Leave it up to moments meant for purposeful minority recognition and honor to spark society’s sudden concern and support for the nation’s marginalized groups and communities.
You know what I’m talking about—the out-of-place Martin Luther King Jr. quotes for Facebook captions, or the single weeks of Black history curriculum in elementary schools where students learn about how Rosa Parks didn’t want to do that thing or how Malcolm X stood in front of lots of crowds to talk about who knows what because it truly doesn’t matter to them beyond the month of February. And don’t even get me started on those Instagram tags cluttered with Black Power fists and blank posts claiming that “change needs to happen,” yet never speak on the matter again after the topic of justice and equality is no longer trending on their feed. They repeat that “discrimination is wrong,” but don’t do or contribute to anything to combat it.
Such “activism” and light being shed upon the Black community without digging into the nitty-gritty details of current and past conditions of Black living or prolonging the support after the matter is out of the headlines does little to nothing for Black liberation and recognition. How can someone strive to bring awareness to an issue if they won’t even explain why the issue is important?
The worst part of it all is that some people truly believe that doing the bare minimum shows that they care about making a difference for these causes they think they’re contributing to, but all it does is prove that they only care about making themselves look like advocates for these causes.
These are also the same people who will preach online the importance of fighting for equality and reforming the system and go spend time with their friends where they will, as a collective, spit microaggressions and emanate racist undertones within their everyday actions. It’s unfathomable what people will do just to make themselves look good.
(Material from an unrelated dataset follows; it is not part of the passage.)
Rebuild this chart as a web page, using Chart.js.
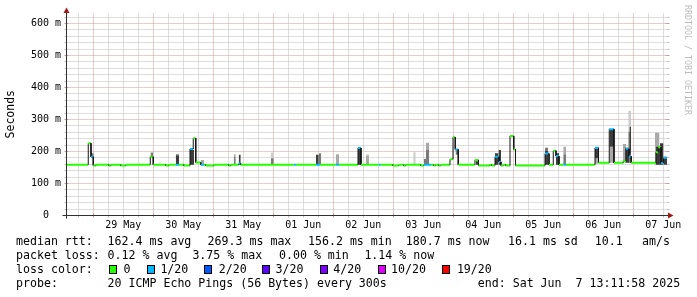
<!DOCTYPE html>
<html>
<head>
<meta charset="utf-8">
<script src="https://cdn.jsdelivr.net/npm/chart.js@4.4.1/dist/chart.umd.min.js"></script>
<style>
  html, body { margin: 0; padding: 0; background: #fff; }
  #wrap { position: relative; width: 697px; height: 297px; overflow: hidden; font-family: "DejaVu Sans Mono", monospace; }
  #chart { position: absolute; left: 0; top: 0; }
  .row { position: absolute; left: 0; width: 697px; height: 14px; font-size: 11.6px; line-height: 14px; color: #000; }
  .row span { position: absolute; top: 0; white-space: pre; }
  .box { position: absolute; top: 265px; width: 6px; height: 7px; border: 1px solid #000; }
  #credit { position: absolute; left: 683px; top: 5px; writing-mode: vertical-rl; font-size: 8.3px; line-height: 9px; color: #bdbdbd; white-space: pre; }
</style>
</head>
<body>
<div id="wrap">
  <canvas id="chart" width="697" height="297"></canvas>
  <div class="row" style="top:234.3px">
    <span style="left:16px">median rtt:</span>
    <span style="left:107.6px">162.4 ms avg</span>
    <span style="left:207.6px">269.3 ms max</span>
    <span style="left:308px">156.2 ms min</span>
    <span style="left:405.8px">180.7 ms now</span>
    <span style="left:508px">16.1 ms sd</span>
    <span style="left:594.7px">10.1</span>
    <span style="left:642px">am/s</span>
  </div>
  <div class="row" style="top:248px">
    <span style="left:16px">packet loss:</span>
    <span style="left:107.6px">0.12 % avg</span>
    <span style="left:192.4px">3.75 % max</span>
    <span style="left:279px">0.00 % min</span>
    <span style="left:364.4px">1.14 % now</span>
  </div>
  <div class="row" id="lossRow" style="top:262.3px">
    <span style="left:16px">loss color:</span>
  </div>
  <div class="row" style="top:276.3px">
    <span style="left:16px">probe:</span>
    <span style="left:107.6px">20 ICMP Echo Pings (56 Bytes) every 300s</span>
    <span style="left:477.8px">end: Sat Jun  7 13:11:58 2025</span>
  </div>
  <div id="credit">RRDTOOL / TOBI OETIKER</div>
</div>
<script>
// time is in hours since 28 May 00:00
const xLabelTimes = [36, 60, 84, 108, 132, 156, 180, 204, 228, 252];
const xLabels = ['29 May', '30 May', '31 May', '01 Jun', '02 Jun', '03 Jun', '04 Jun', '05 Jun', '06 Jun', '07 Jun'];
const yTickValues = [0, 100, 200, 300, 400, 500, 600];
const yTickLabels = ['0', '100 m', '200 m', '300 m', '400 m', '500 m', '600 m'];

// loss colour legend
const lossLabels = ['0', '1/20', '2/20', '3/20', '4/20', '10/20', '19/20'];
const lossSteps = [0, 1, 2, 3, 4, 10, 19];
const lossColors = ['#26ff00', '#00b8ff', '#0059ff', '#5e00ff', '#7e00ff', '#dd00ff', '#ff0000'];

// median rtt as steps: start hour, value (ms), lost pings of 20
const medianStart = [13.5, 22.0, 23.1, 24.0, 25.1, 30.3, 31.1, 35.1, 37.1, 46.8,
  48.0, 53.1, 54.3, 57.0, 58.3, 60.3, 62.7, 64.0, 65.0, 67.0,
  68.3, 69.1, 72.3, 78.3, 79.1, 82.2, 83.0, 104.2, 105.1, 113.1,
  114.7, 121.0, 122.3, 129.9, 131.1, 138.2, 139.0, 143.9, 146.3, 148.3,
  149.1, 155.1, 156.3, 159.1, 160.2, 161.0, 162.2, 163.0, 166.7, 167.9,
  168.8, 170.0, 176.7, 178.1, 182.7, 183.4, 184.7, 186.3, 187.1, 188.0,
  189.1, 190.7, 192.2, 192.9, 204.7, 206.3, 208.0, 209.1, 210.3, 212.0,
  213.1, 224.7, 226.1, 230.4, 232.3, 236.0, 237.1, 238.3, 239.2, 249.1,
  250.0, 251.1, 252.1];
const medianRtt = [157, 224, 182, 154.5, 157, 154.5, 157, 154.5, 157, 182,
  157, 154.5, 157, 157, 157, 154.5, 206, 240, 164, 157,
  157, 154.5, 157, 154.5, 157, 161, 157, 157, 157, 157,
  157, 157, 157, 209, 157, 157, 157, 154.5, 157, 154.5,
  157, 154.5, 157, 157, 154.5, 157, 154.5, 157, 174, 243,
  205, 157, 172, 154.5, 157, 154.5, 182, 166, 154.5, 157,
  154.5, 247, 205, 154.5, 192, 157, 201, 184, 157, 157,
  157, 210, 163, 268, 163, 168, 207, 183, 163, 196,
  212, 162, 179];
const medianLoss = [0, 0, 1, 0, 0, 0, 0, 0, 0, 0,
  0, 0, 0, 1, 0, 0, 1, 0, 0, 1,
  0, 0, 0, 0, 0, 1, 0, 1, 0, 1,
  0, 1, 0, 1, 0, 1, 0, 0, 0, 0,
  0, 0, 1, 0, 0, 0, 0, 0, 0, 0,
  1, 0, 0, 0, 0, 0, 1, 1, 0, 0,
  0, 0, 0, 0, 1, 0, 0, 1, 0, 1,
  0, 1, 0, 1, 0, 0, 1, 1, 0, 0,
  0, 1, 1];

// smoke (ping spread) boxes
const smokeStart = [23.1, 46.9, 57.0, 57.0, 62.7, 67.0, 80.2, 80.2, 82.2, 95.0,
  95.0, 113.1, 114.2, 121.0, 129.9, 133.1, 133.1, 152.0, 156.3, 157.1,
  157.1, 168.9, 177.1, 184.7, 186.1, 204.7, 204.7, 209.1, 212.0, 212.0,
  224.7, 224.7, 230.5, 230.5, 235.9, 236.8, 238.0, 238.0, 238.5, 248.7,
  249.1, 250.7, 252.1];
const smokeEnd = [24.2, 48.0, 58.3, 58.3, 64.3, 68.3, 81.0, 81.0, 83.0, 96.2,
  96.2, 114.2, 115.1, 122.3, 131.1, 134.3, 134.3, 153.0, 157.1, 158.4,
  158.4, 170.0, 178.1, 186.1, 187.1, 206.0, 206.0, 210.3, 213.1, 213.1,
  225.9, 225.9, 232.3, 232.3, 237.1, 238.3, 239.1, 239.1, 239.1, 250.5,
  250.7, 252.1, 253.5];
const smokeLow = [180, 180, 157, 187, 157, 157, 157, 182, 157, 157,
  177, 157, 157, 157, 157, 157, 184, 157, 157, 157,
  205, 188, 157, 157, 157, 157, 200, 157, 157, 190,
  160, 177, 163, 213, 165, 163, 163, 260, 190, 157,
  157, 157, 157];
const smokeHigh = [193, 195, 187, 190, 203, 172, 182, 190, 188, 177,
  195, 188, 193, 190, 207, 184, 190, 196, 175, 205,
  226, 205, 168, 193, 203, 200, 210, 193, 190, 213,
  177, 208, 213, 266, 222, 210, 260, 326, 276, 257,
  213, 224, 182];
const smokeShade = ['mid', 'mid', 'dark', 'mid', 'dark', 'light', 'mid', 'light', 'dark', 'mid',
  'pale', 'dark', 'mid', 'light', 'dark', 'light', 'pale', 'pale', 'mid', 'mid',
  'light', 'mid', 'dark', 'dark', 'dark', 'dark', 'mid', 'dark', 'mid', 'light',
  'light', 'dark', 'light', 'dark', 'light', 'dark', 'mid', 'pale', 'dark', 'light',
  'dark', 'dark', 'dark'];

const xMin = 13.5, xMax = 253.5;
const MONO = '"DejaVu Sans Mono", monospace';
const GRID = '#bdbdbd', MGRID = '#d39a9a';
const shadeColors = { dark: '#3c3c3c', mid: '#7a7a7a', light: '#a9a9a9', pale: '#cdcdcd' };
const shadeOrder = { dark: 1, mid: 2, light: 3, pale: 4 };

function lossColor(n) {
  let i = lossSteps.findIndex(s => s >= n);
  return lossColors[i < 0 ? lossColors.length - 1 : i];
}

// loss colour legend row
const lossRow = document.getElementById('lossRow');
const boxLeft = [109, 147, 204, 262, 320, 378, 442];
const textLeft = [123.6, 160.4, 218.7, 275.6, 333.3, 391, 456.9];
lossLabels.forEach((lab, i) => {
  const b = document.createElement('div');
  b.className = 'box';
  b.style.left = boxLeft[i] + 'px';
  b.style.background = lossColors[i];
  document.getElementById('wrap').appendChild(b);
  const s = document.createElement('span');
  s.style.left = textLeft[i] + 'px';
  s.textContent = lab;
  lossRow.appendChild(s);
});

// median line: one horizontal piece per step, joined by thin dark verticals
const medianPoints = [];
medianStart.forEach((t, i) => {
  const end = i + 1 < medianStart.length ? medianStart[i + 1] : xMax;
  medianPoints.push({ x: t, y: medianRtt[i] }, { x: end, y: medianRtt[i] });
});

const datasets = [{
  data: medianPoints,
  order: 0,
  borderColor: lossColors[0],
  borderWidth: 2,
  borderCapStyle: 'butt',
  pointRadius: 0,
  fill: false,
  tension: 0,
  segment: {
    borderColor: c => c.p0DataIndex % 2 === 0 ? lossColor(medianLoss[c.p0DataIndex >> 1]) : '#151515',
    borderWidth: c => c.p0DataIndex % 2 === 0 ? 2 : 1
  }
}];

smokeStart.forEach((t0, i) => {
  datasets.push({
    data: [{ x: t0, y: smokeHigh[i] }, { x: smokeEnd[i], y: smokeHigh[i] }],
    order: shadeOrder[smokeShade[i]],
    fill: { target: { value: smokeLow[i] } },
    backgroundColor: shadeColors[smokeShade[i]],
    borderColor: 'rgba(0,0,0,0)',
    borderWidth: 0,
    pointRadius: 0
  });
});

function seg(ctx, x1, y1, x2, y2) {
  ctx.beginPath();
  ctx.moveTo(x1, y1);
  ctx.lineTo(x2, y2);
  ctx.stroke();
}

const rrdGrid = {
  id: 'rrdGrid',
  beforeDatasetsDraw(chart) {
    const { ctx, chartArea: a, scales: { x, y } } = chart;
    const L = Math.round(a.left) - 0.5, R = Math.round(a.right) + 0.5;
    const T = Math.round(a.top), B = Math.round(a.bottom) + 0.5;
    ctx.save();
    ctx.lineWidth = 1;
    for (let v = 20; v <= y.max; v += 20) {
      const py = Math.round(y.getPixelForValue(v)) + 0.5;
      const major = v % 100 === 0;
      ctx.strokeStyle = major ? MGRID : GRID;
      ctx.setLineDash([1, 1]);
      seg(ctx, L, py, R + 1, py);
      ctx.setLineDash([]);
      const k = major ? 2 : 0;
      seg(ctx, L - 2, py, L + k, py);
      seg(ctx, R - k, py, R + 2, py);
    }
    for (let h = Math.ceil(x.min / 6) * 6; h <= x.max; h += 6) {
      const px = Math.round(x.getPixelForValue(h)) + 0.5;
      const major = h % 24 === 0;
      ctx.strokeStyle = major ? MGRID : GRID;
      ctx.setLineDash([1, 1]);
      seg(ctx, px, B, px, T);
      ctx.setLineDash([]);
      const k = major ? 2 : 0;
      seg(ctx, px, B - k, px, B + 2);
    }
    ctx.restore();
  },
  afterDatasetsDraw(chart) {
    const { ctx, chartArea: a } = chart;
    const ax = Math.round(a.left) - 0.5, ay = Math.round(a.bottom) + 0.5;
    const right = Math.round(a.right) + 1;
    ctx.save();
    ctx.strokeStyle = '#303030';
    ctx.lineWidth = 1;
    seg(ctx, ax - 4, ay, right, ay);
    seg(ctx, ax, ay + 3, ax, a.top - 3);
    ctx.fillStyle = '#a01818';
    ctx.beginPath();
    ctx.moveTo(ax - 3, a.top - 0.5);
    ctx.lineTo(ax + 3, a.top - 0.5);
    ctx.lineTo(ax, a.top - 6);
    ctx.fill();
    ctx.beginPath();
    ctx.moveTo(right, ay - 3);
    ctx.lineTo(right, ay + 3);
    ctx.lineTo(right + 5.5, ay);
    ctx.fill();
    ctx.restore();
  }
};

new Chart(document.getElementById('chart'), {
  type: 'line',
  data: { datasets: datasets },
  plugins: [rrdGrid],
  options: {
    responsive: false,
    animation: false,
    events: [],
    layout: { padding: { left: 0, right: 30, top: 13.4, bottom: 0 } },
    plugins: { legend: { display: false }, tooltip: { enabled: false } },
    scales: {
      x: {
        type: 'linear',
        min: xMin,
        max: xMax,
        grid: { display: false, drawTicks: false },
        border: { display: false },
        afterBuildTicks: s => { s.ticks = xLabelTimes.map(v => ({ value: v })); },
        afterFit: s => { s.height = 82; },
        ticks: {
          autoSkip: false, maxRotation: 0, padding: 4, color: '#000',
          font: { family: MONO, size: 10 },
          callback: (v, i) => xLabels[i]
        }
      },
      y: {
        type: 'linear',
        min: 0,
        max: 630,
        grid: { display: false, drawTicks: false },
        border: { display: false },
        afterBuildTicks: s => { s.ticks = yTickValues.map(v => ({ value: v })); },
        afterFit: s => { s.width = 67; },
        ticks: {
          padding: 6, color: '#000',
          font: { family: MONO, size: 10 },
          callback: (v, i) => yTickLabels[i].padStart(3).padEnd(5)
        },
        title: {
          display: true, text: 'Seconds', color: '#000',
          font: { family: MONO, size: 11.5 },
          padding: { top: 4, bottom: 0 }
        }
      }
    }
  }
});
</script>
</body>
</html>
To, first,, even partake in the disrespect that we are trying so hard to abolish and then, two, put on this facade that they’re wanting to make the world a better place is beyond comprehension.
Black History Month is especially one of the most grueling times to endure when it comes to people like this. This fake-woke epidemic doesn’t just reside on social media, but also makes its way into the school systems.
Elementary schools will instruct teachers to dig up their Black history lesson plans and teach students just about the same three or four historical black figures and events mentioned every year for a couple of weeks and then drop it. Then, for the rest of the school year, students won’t hear about any more significant Black people or historical moments, as if Black history isn’t a part of American history. As if Black history is some sort of special addition to regularly scheduled lesson plans. At the end of the year, what are the students even learning?
Schools push this agenda only because they want their students to go home and tell their parents that they’re learning about Black history so that the school can seem “inclusive” and “well-rounded” to the local community.
This logic also swings with big companies that conveniently pop up every February to give their audience an “important” reminder of Black History Month and claim they value equality, but don’t say a word when the realities of Black lives come to the surface and are in actual need of support.
It’s all just an act. A degrading and antagonizing act that does much more bad than it will ever do good on so many complex levels that these performative activists and advocates wouldn’t be able to even begin to understand.
It’s tiring. Black people and issues are not something you can capitalize on and use to groom your own ego and reputation. Black people and issues are not some sort of charity case that you can pick and choose to have (quite condescending) sympathy for in times of racial disparity. And most importantly, Black people and issues contain stories and lives that deserve much more than just an undermining shoutout a couple of times a year.